Validation: inspect the changeset before deploying

Two validation steps before any deployment:

++
# Step 1: Synthesize and check for unexpected references to existing resources
cdk synth ApiGatewayStack > /tmp/template.yaml
grep -c "Existing" /tmp/template.yaml  # Expected: 0

# Step 2: Create a changeset without executing it
cdk deploy ApiGatewayStack --no-execute
# Review in CloudFormation console — every action should be "Add"
++

Watch for these red flags in the changeset:

+--------------------+-------------+--------------------+
| Action             | Risk Level  | What to do         |
+--------------------+-------------+--------------------+
| Add                | Safe        | Proceed            |
+--------------------+-------------+--------------------+
| Modify (no         | Medium risk | Investigate what's |
| replacement)       |             | changing           |
+--------------------+-------------+--------------------+
| Modify             | High risk   | Redesign           |
| (conditional       |             |                    |
| replacement)       |             |                    |
+--------------------+-------------+--------------------+
| Modify             | Critical    | Stop and redesign  |
| (replacement)      |             |                    |
+--------------------+-------------+--------------------+
| Remove             | Critical    | Stop and redesign  |
+--------------------+-------------+--------------------+

If you see anything other than “Add”, stop.
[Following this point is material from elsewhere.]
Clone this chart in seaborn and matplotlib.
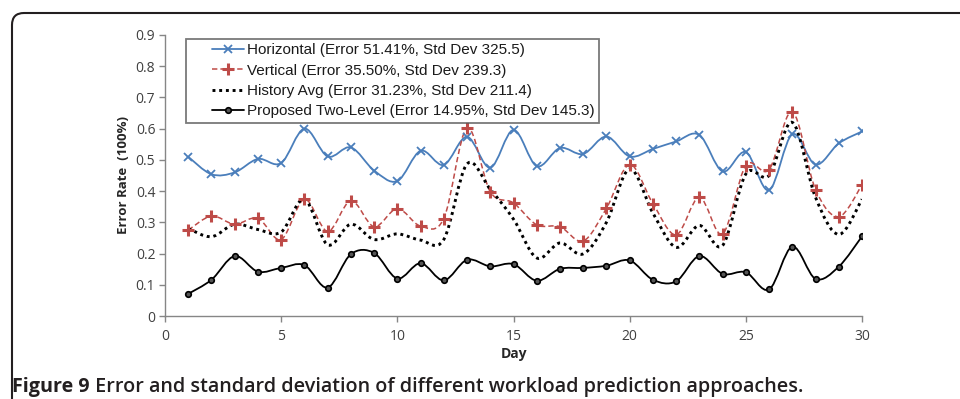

The deployment design needs to change.


The cost tradeoff

Running both old and new infrastructure simultaneously has a cost. During a two-week validation window, you pay for:

  • An additional internal ALB (~$16/month)
  • Additional API Gateway requests (minimal for test traffic)
  • VPC Link (no additional charge)

For our environment, the overlap period cost approximately $20-30. Compare that to the cost of even 5 minutes of production downtime, and the math is straightforward.


The decommission phase

Once the new path is validated and DNS has cut over, remove old resources in stages:

++
Week 1-2: Both paths active, test domain validation
Week 3:   DNS cutover to API Gateway path
Week 4:   Monitor production traffic on new path
Week 5:   Remove old Route53 records (keep old ALB as fallback)
Week 6:   Remove old ALB and target groups
++

Each removal is its own deployment. Each is independently reversible. At week 5, if something looks wrong, re-add the Route53 records and you’re back to dual-path in minutes.

++
# Week 5 deployment: only deletions of old DNS records
cdk diff DecommissionPhase1

Stack DecommissionPhase1
Resources
[-] AWS::Route53::RecordSet OldApiRecord
++

When we discovered a bug

During validation of one VPC Link, we discovered a misconfigured security group — the internal ALB’s SG wasn’t allowing traffic from the VPC Link. The fix was straightforward:

++
# Only needed on the new resources
internal_alb_sg.add_ingress_rule(
    ec2.Peer.ipv4(vpc.vpc_cidr_block),
    ec2.Port.tcp(443),
    "VPC Link to internal ALB"
)
++

The changeset for that fix touched only the new resources. The existing production path was completely unaffected throughout the entire debugging session. That’s the value of this approach — you can iterate on the new infrastructure without any production risk.

The mantra: add, validate, cutover, decommission. Never skip a step. Never combine steps into a single deployment. And always verify that cdk diff shows only [+] entries before deploying.